Nyamut Aruop Buoi is a pregnant woman in her early 30s who left her village to go to the market in Warawar, perhaps in 1996 (she is unclear about dates). At the time, she was married and had two children. Fighting broke out in the market. She remembers: “When I heard the gunshots, I tried to run. My friend was killed, shot while running. Their faces were covered. They were on horseback. I was surrounded by a group of Arabs.” These men would have killed her, too. But another group came along. One of the raiders, she recalls, said, “Don’t kill her. She may be my wife in the future.”

“They tied my legs and hands,” she says. “While tying me, I was thrown down and lost a tooth. They released me and told me to walk. The first night, many houses were set on fire and people were killed in a Dinka village. I was so frightened, I could not sleep.” That night, Nyamut was raped by five men.

In the north, the slaves were divided up. Nyamut’s master, she says, was a “bad man.” “He used me without marrying me, against my will.” She was given household duties, including collecting water on a donkey. Her master had only one wife, a woman by the name of Khartouma, who abused and insulted her. “If her husband was away, she beat me with a stick.” Why the beatings? “She knew her husband was having sexual relations with me.” Nyamut had three children by her master, two boys and one girl. Each of these children was taken away from her at the age of two and brought to the cattle camps. “That was very unkind,” she says quietly. She saw her children only occasionally, though they knew her as their mother. She hopes they will eventually be liberated as well. She is now pregnant with another child by her master. She also intends to look for her two children from her previous life in South Sudan, but has not had any news of their whereabouts.

Abuk Garang Theip is a much younger girl. She appears terrified, but warms over time. A Sudanese doctor at the camp estimates her age at 12. She was evidently captured in 2004, at about 6 years old. What does she remember of that day? “I remember, where is my mother, where is my father? I dream of my mother, but when I open my eyes, my mother is not there.”
Abuk was brought north, sometimes riding on a horse, at other times walking. “When we were marching, they sometimes killed a person or two on the way. Some were shot. They told me, ‘If you don’t stop crying, we’ll kill you also.’” The raider who captured her became her master. The master’s children, she says, “were all troublesome and aggressive…. They used to wake me up and beat me with a whip of branches, for no reason. The parents said nothing. If I tried to beat one up, the father would come in to beat me.”
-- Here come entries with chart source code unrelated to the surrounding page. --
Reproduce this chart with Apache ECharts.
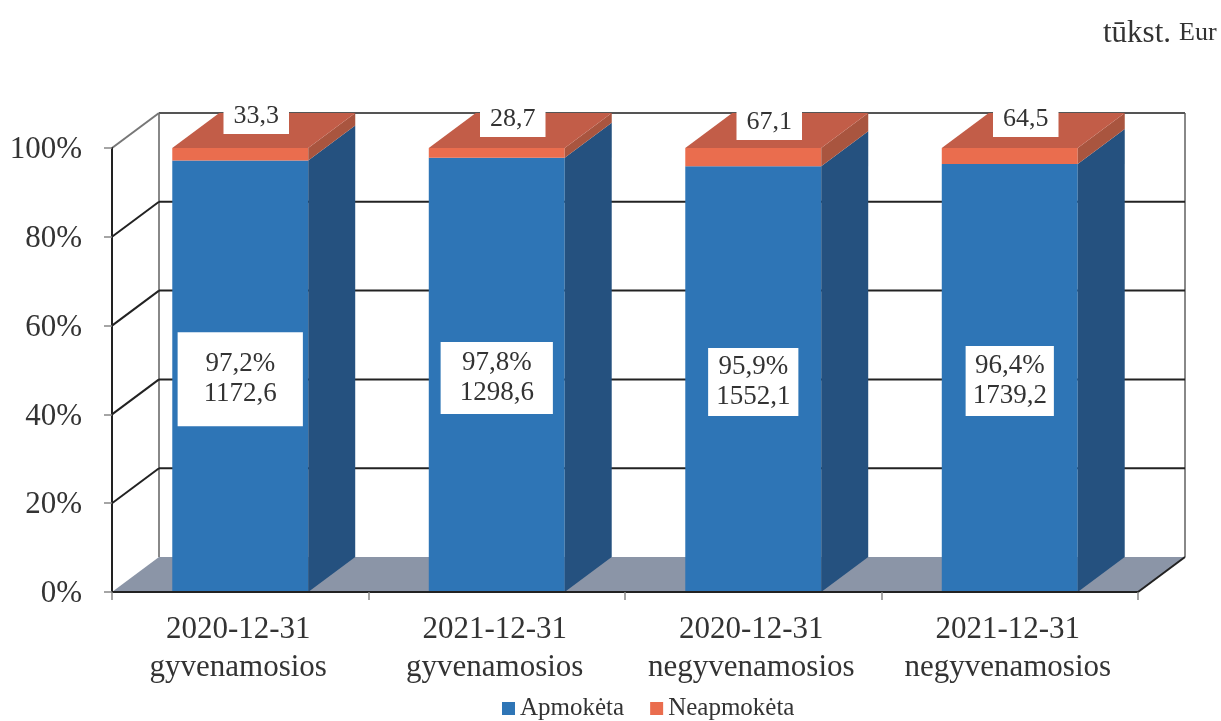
<!DOCTYPE html>
<html><head><meta charset="utf-8">
<style>html,body{margin:0;padding:0;background:#fff}#c{width:1221px;height:721px}</style>
<script src="https://cdn.jsdelivr.net/npm/echarts@6/dist/echarts.min.js"></script>
</head><body><div id="c"></div>
<script>
const categories = ['2020-12-31\ngyvenamosios','2021-12-31\ngyvenamosios','2020-12-31\nnegyvenamosios','2021-12-31\nnegyvenamosios'];
const paidPct = [97.2, 97.8, 95.9, 96.4];
const unpaidPct = [2.8, 2.2, 4.1, 3.6];
const paidValue = [1172.6, 1298.6, 1552.1, 1739.2];
const unpaidValue = [33.3, 28.7, 67.1, 64.5];
const yTicks = [0, 20, 40, 60, 80, 100];
const seriesNames = ['Apmokėta', 'Neapmokėta'];

const DX = 47, DY = 35, FONT = 'Liberation Serif', INK = '#333';
const inner = [[17,26],[6,19],[4,8],[5,7]];
const topShift = [-32,-29,-26,-29];
const fmt = v => v.toFixed(1).replace('.', ',');

function renderWall(params, api) {
  const v = api.value(1), y = api.coord([0, v])[1];
  const cs = params.coordSys, L = cs.x, R = cs.x + cs.width, kids = [];
  const dark = v === 100 ? '#777' : '#222';
  if (v === 0) {
    kids.push({type:'polygon', shape:{points:[[L,y],[R,y],[R+DX,y-DY],[L+DX,y-DY]]}, style:{fill:'#8b95a7'}});
    kids.push({type:'line', shape:{x1:L+DX,y1:y-DY,x2:L+DX,y2:cs.y-DY}, style:{stroke:'#888',lineWidth:2}});
    kids.push({type:'line', shape:{x1:R+DX,y1:y-DY,x2:R+DX,y2:cs.y-DY}, style:{stroke:'#888',lineWidth:2}});
    kids.push({type:'line', shape:{x1:R,y1:y,x2:R+DX,y2:y-DY}, style:{stroke:'#222',lineWidth:2}});
  } else {
    kids.push({type:'line', shape:{x1:L+DX,y1:y-DY,x2:R+DX,y2:y-DY}, style:{stroke:v===100?'#555':'#222',lineWidth:2}});
    kids.push({type:'line', shape:{x1:L,y1:y,x2:L+DX,y2:y-DY}, style:{stroke:dark,lineWidth:2}});
  }
  return {type:'group', children:kids};
}

function block(api, front, side, top) {
  const i = api.value(0), w = api.size([1,0])[0] * 0.53;
  const c = api.coord([i, api.value(1)]), d = api.coord([i, api.value(2)]);
  const x0 = c[0]-w/2, x1 = c[0]+w/2, yb = c[1], yt = d[1];
  const kids = [
    {type:'rect', shape:{x:x0,y:yt,width:w,height:yb-yt}, style:{fill:front}},
    {type:'polygon', shape:{points:[[x1,yb],[x1+DX,yb-DY],[x1+DX,yt-DY],[x1,yt]]}, style:{fill:side}}
  ];
  if (top) kids.push({type:'polygon', shape:{points:[[x0,yt],[x1,yt],[x1+DX,yt-DY],[x0+DX,yt-DY]]}, style:{fill:top}});
  return {kids, cx:c[0]};
}

function renderPaid(params, api) {
  const b = block(api, '#2e75b6', '#25517f', null);
  const p = api.coord([0, api.value(2)/2])[1] + 3;
  b.kids.push({type:'text', style:{x:b.cx, y:p, text:fmt(api.value(2))+'%\n'+fmt(api.value(3)),
    fill:INK, fontFamily:FONT, fontSize:27, lineHeight:30, align:'center', verticalAlign:'middle',
    backgroundColor:'#fff', padding:inner[params.dataIndex]}});
  return {type:'group', children:b.kids};
}

function renderUnpaid(params, api) {
  const b = block(api, '#ea6d4e', '#a9553f', '#c25d48');
  const y = api.coord([0, 100])[1] + topShift[params.dataIndex];
  b.kids.push({type:'text', style:{x:b.cx+16, y:y, text:fmt(api.value(3)),
    fill:INK, fontFamily:FONT, fontSize:26, lineHeight:30, align:'center', verticalAlign:'middle',
    backgroundColor:'#fff', padding:[3,10]}});
  return {type:'group', children:b.kids};
}

const chart = echarts.init(document.getElementById('c'), null, {renderer:'canvas'});
chart.setOption({
  backgroundColor:'#fff',
  animation:false,
  title:{left:1098, top:13, text:'{a|tūkst.} {b|Eur}',
    textStyle:{fontWeight:'normal',rich:{a:{fontFamily:FONT,fontSize:31,color:INK,fontWeight:'normal'},b:{fontFamily:FONT,fontSize:26,color:INK,fontWeight:'normal',padding:[0,0,0,3]}}}},
  legend:{left:497, top:691, itemWidth:13, itemHeight:13, itemGap:26, icon:'rect', selectedMode:false,
    data:seriesNames, textStyle:{fontFamily:FONT,fontSize:25,color:INK}},
  grid:{left:112, top:148, width:1026, height:444},
  xAxis:{type:'category', data:categories, z:5,
    axisLine:{lineStyle:{color:'#222',width:2}},
    axisTick:{show:true,length:8,lineStyle:{color:'#888',width:1.5}},
    axisLabel:{fontFamily:FONT,fontSize:31,lineHeight:38,color:INK,margin:19,interval:0,padding:[0,4,0,0]}},
  yAxis:{type:'value', min:0, max:100, interval:20, z:5,
    axisLine:{show:true,lineStyle:{color:'#222',width:2}},
    axisTick:{show:true,length:8,lineStyle:{color:'#888',width:1.5}},
    splitLine:{show:false},
    axisLabel:{color:INK,margin:30,formatter:'{t|{value}%}',
      rich:{t:{fontFamily:FONT,fontSize:31,color:INK,padding:[4,0,0,0]}}}},
  series:[
    {type:'custom', name:'walls', z:1, silent:true, renderItem:renderWall,
     encode:{x:0,y:1}, data:yTicks.map(t=>[0,t])},
    {type:'custom', name:seriesNames[0], z:2, itemStyle:{color:'#2e75b6'}, renderItem:renderPaid,
     encode:{x:0,y:[1,2]}, data:paidPct.map((v,i)=>[i,0,v,paidValue[i]])},
    {type:'custom', name:seriesNames[1], z:3, itemStyle:{color:'#ea6d4e'}, renderItem:renderUnpaid,
     encode:{x:0,y:[1,2]}, data:unpaidPct.map((v,i)=>[i,paidPct[i],paidPct[i]+v,unpaidValue[i]])}
  ]
});
</script></body></html>
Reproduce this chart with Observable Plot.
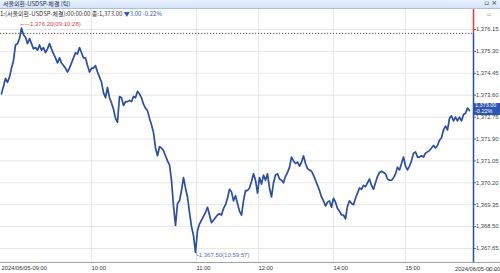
<!DOCTYPE html>
<html><head><meta charset="utf-8">
<script src="https://cdn.jsdelivr.net/npm/d3@7"></script>
<script src="https://cdn.jsdelivr.net/npm/@observablehq/plot@0.6"></script>
<style>
html,body{margin:0;padding:0;background:#fff;}
#wrap{position:relative;width:500px;height:273px;overflow:hidden;font-family:"Liberation Sans",Arial,sans-serif;}
#titlebar{height:8px;border-bottom:1px solid #a8c2df;background:linear-gradient(#e9f2fc,#d3e3f5);position:relative;}
#titlebar .t{position:absolute;left:3px;top:-1px;font:6px "Noto Sans CJK KR",sans-serif;color:#1c2f55;line-height:9px;}
#titlebar .ic{position:absolute;right:3px;top:-1px;font:7px "DejaVu Sans",sans-serif;color:#2a3a5a;line-height:9px;}
#info{position:absolute;left:0;top:9px;font:6px "Noto Sans CJK KR",sans-serif;color:#333;line-height:9px;white-space:nowrap;}
#info .dn{color:#2f55c8;}
#btn{position:absolute;right:5px;top:10px;font:6px "DejaVu Sans",sans-serif;color:#999;}
#last{position:absolute;left:474px;width:26px;height:12px;background:#2d56b3;color:#fff;font:5.5px "Liberation Sans",Arial,sans-serif;line-height:5.8px;text-align:left;padding-left:1px;box-sizing:border-box;}
#xline{position:absolute;left:0;width:500px;height:1.5px;background:#a0a0a0;}
</style></head>
<body><div id="wrap">
<div id="titlebar"><span class="t">서울외환-USDSP-체결 (틱)</span><span class="ic">▫ ×</span></div>
<div id="chart"></div>
</div>
<script>
const title = "서울외환-USDSP-체결 (틱)";
const infoName = "1:(서울외환-USDSP-체결):00:00:00 종:1,373.00";
const infoChange = "▼3.00 -0.22%";
const lastPrice = 1373.00;
const prevClose = 1376.00;
const lastPct = "-0.22%";
const maxTime = "09:10:28";
const minTime = "10:59:57";
const yTicks = [1376.15,1375.30,1374.45,1373.60,1372.75,1371.90,1371.05,1370.20,1369.35,1368.50,1367.65];
const yDomain = [1367.107, 1376.926];
const xTickIdx = [0, 45, 97.5, 128.5, 166, 202];
const xTickLabels = ["2024/06/05-09:00","10:00","11:00","12:00","14:00","15:00"];
const endLabel = "2024/06/05-00:00";
const prices = [
1373.65,1373.95,1374.25,1374.10,1374.30,1374.65,1374.95,1375.55,1375.60,1375.80,
1376.20,1375.95,1375.85,1375.60,1375.80,1375.60,1375.40,1375.45,1375.35,1375.55,
1375.35,1375.45,1375.25,1375.40,1375.60,1375.40,1375.20,1375.05,1374.85,1375.05,
1374.85,1374.75,1374.65,1374.50,1374.65,1374.85,1375.05,1375.25,1375.20,1375.45,
1375.25,1375.05,1375.05,1374.75,1374.50,1374.65,1374.65,1374.75,1374.50,1374.30,
1374.10,1373.70,1373.50,1373.90,1373.50,1373.30,1373.05,1372.70,1372.55,1373.55,
1373.50,1373.20,1373.35,1373.35,1373.40,1373.35,1373.55,1373.50,1373.75,1373.65,
1373.50,1373.25,1373.10,1373.00,1372.70,1372.45,1372.15,1371.55,1371.25,1371.60,
1371.55,1371.45,1371.25,1371.05,1370.90,1370.30,1369.30,1368.55,1369.40,1369.50,
1369.90,1370.40,1370.00,1369.65,1369.05,1368.50,1368.15,1367.50,1368.35,1368.60,
1368.75,1368.90,1369.05,1369.25,1368.95,1368.65,1368.75,1368.85,1368.95,1369.00,
1368.95,1369.20,1369.35,1369.60,1369.95,1369.85,1369.50,1369.70,1369.40,1369.10,
1368.95,1369.50,1369.90,1369.90,1370.00,1370.25,1370.55,1370.30,1369.80,1370.40,
1370.15,1370.50,1370.30,1370.55,1370.00,1369.65,1370.20,1370.50,1370.55,1370.35,
1370.30,1370.20,1370.45,1370.60,1370.80,1371.20,1371.05,1370.95,1371.00,1370.85,
1371.00,1371.25,1370.95,1370.75,1370.70,1370.65,1370.50,1370.30,1370.10,1369.90,
1369.65,1369.50,1369.30,1369.45,1369.50,1369.25,1369.60,1369.45,1369.20,1369.10,
1368.95,1368.95,1368.80,1369.30,1369.50,1369.40,1369.35,1369.60,1369.80,1370.00,
1369.95,1370.10,1370.05,1370.20,1370.35,1370.10,1369.95,1370.20,1370.45,1370.60,
1370.65,1370.60,1370.55,1370.35,1370.30,1370.30,1370.40,1370.55,1370.80,1370.70,
1370.95,1371.20,1370.85,1370.70,1370.85,1371.05,1371.35,1371.40,1371.20,1371.20,
1371.25,1371.20,1371.35,1371.40,1371.45,1371.55,1371.65,1371.55,1371.65,1371.85,
1371.95,1372.25,1372.40,1372.25,1372.70,1372.80,1372.60,1372.75,1372.60,1372.75,
1372.60,1372.85,1372.90,1373.10,1373.00
];

const data = prices.map((p, i) => ({i, p}));
const maxI = d3.maxIndex(prices), minI = d3.minIndex(prices);
const fmt = d3.format(",.2f");
const xDomain = [-0.5, 236];

const plot = Plot.plot({
  width: 500, height: 264,
  marginLeft: 0, marginRight: 27, marginTop: 0, marginBottom: 11,
  style: {fontFamily: "'Liberation Sans', Arial, sans-serif", background: "transparent", overflow: "visible"},
  x: {type: "linear", domain: xDomain},
  y: {domain: yDomain},
  marks: [
    Plot.gridY(yTicks, {stroke: "#e6e6e6", strokeOpacity: 1}),
    Plot.gridX(xTickIdx.slice(1), {stroke: "#e6e6e6", strokeOpacity: 1}),
    Plot.ruleY([prevClose], {stroke: "#555", strokeDasharray: "1.2,1.8", strokeWidth: 1}),
    Plot.line(data, {x: "i", y: "p", stroke: "#2b4e9e", strokeWidth: 1.7, curve: "linear"}),
    Plot.ruleX([{a: prevClose, b: yDomain[1]}], {x: () => xDomain[1], y1: "a", y2: "b", stroke: "#e03a3a", strokeWidth: 1.5}),
    Plot.ruleX([{a: yDomain[0], b: prevClose}], {x: () => xDomain[1], y1: "a", y2: "b", stroke: "#2b4e9e", strokeWidth: 1.5}),
    Plot.axisY(yTicks, {anchor: "right", tickFormat: fmt, tickSize: 2, tickPadding: 0.5, fontSize: 5.8, fill: "#444", stroke: "#666"}),
    Plot.axisX(xTickIdx, {anchor: "bottom", tickFormat: (d, k) => xTickLabels[k], tickSize: 0, tickPadding: 3, textAnchor: "start", fontSize: 5.8, fill: "#333"}),
    Plot.text([endLabel], {frameAnchor: "bottom-right", text: d => d, dx: 27, dy: 8, textAnchor: "end", fontSize: 5.8, fill: "#333"}),
    Plot.text([maxI], {x: d => d, y: d => prices[d], text: d => "⌐—" + fmt(prices[d]) + "(" + maxTime + ")", textAnchor: "start", dx: -1, dy: -4, fontSize: 6, fill: "#e04848"}),
    Plot.text([minI], {x: d => d, y: d => prices[d], text: d => "└" + fmt(prices[d]) + "(" + minTime + ")", textAnchor: "start", dx: -1, dy: 3, fontSize: 6, fill: "#5a72b8"})
  ]
});
document.getElementById("chart").appendChild(plot);

const wrap = document.getElementById("wrap");
const info = document.createElement("div");
info.id = "info";
info.innerHTML = infoName + " <span class='dn'>" + infoChange + "</span>";
wrap.appendChild(info);
const btn = document.createElement("div");
btn.id = "btn"; btn.textContent = "▫ ·";
wrap.appendChild(btn);

const ys = plot.scale("y");
const last = document.createElement("div");
last.id = "last";
last.style.top = (9 + ys.apply(lastPrice) - 7) + "px";
last.innerHTML = fmt(lastPrice) + "<br>" + lastPct;
wrap.appendChild(last);
const xl = document.createElement("div");
xl.id = "xline";
xl.style.top = (9 + ys.apply(yDomain[0]) - 0.5) + "px";
wrap.appendChild(xl);
</script>
</body></html>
“They wanted me to pray with them,” Abuk says. “When I refused, the wife cut my leg with a knife. She said she intended to amputate my leg. That is what she told me. The master did nothing to stop it.” Why did she resist conversion? “I’m Dinka. I have nothing to do with their religion.” Eventually, the mother had her circumcised, along with her own daughter. “They did it. I don’t know the name. It was a man and a woman. The woman did it.” Abuk was given an anesthetic. “She used a knife, a blade. They wanted to make me a proper daughter.” (Female circumcision is practiced, in cases such as this, to make girls more marketable as “clean” Muslim wives.)

Abuk told me that, while in captivity, she never thought she would be free. She is still looking for her relatives.

The stories of Majok, Nyamut and Abuk are just three among many, in a distant place, where countless people unfairly suffer. But someone should know their names.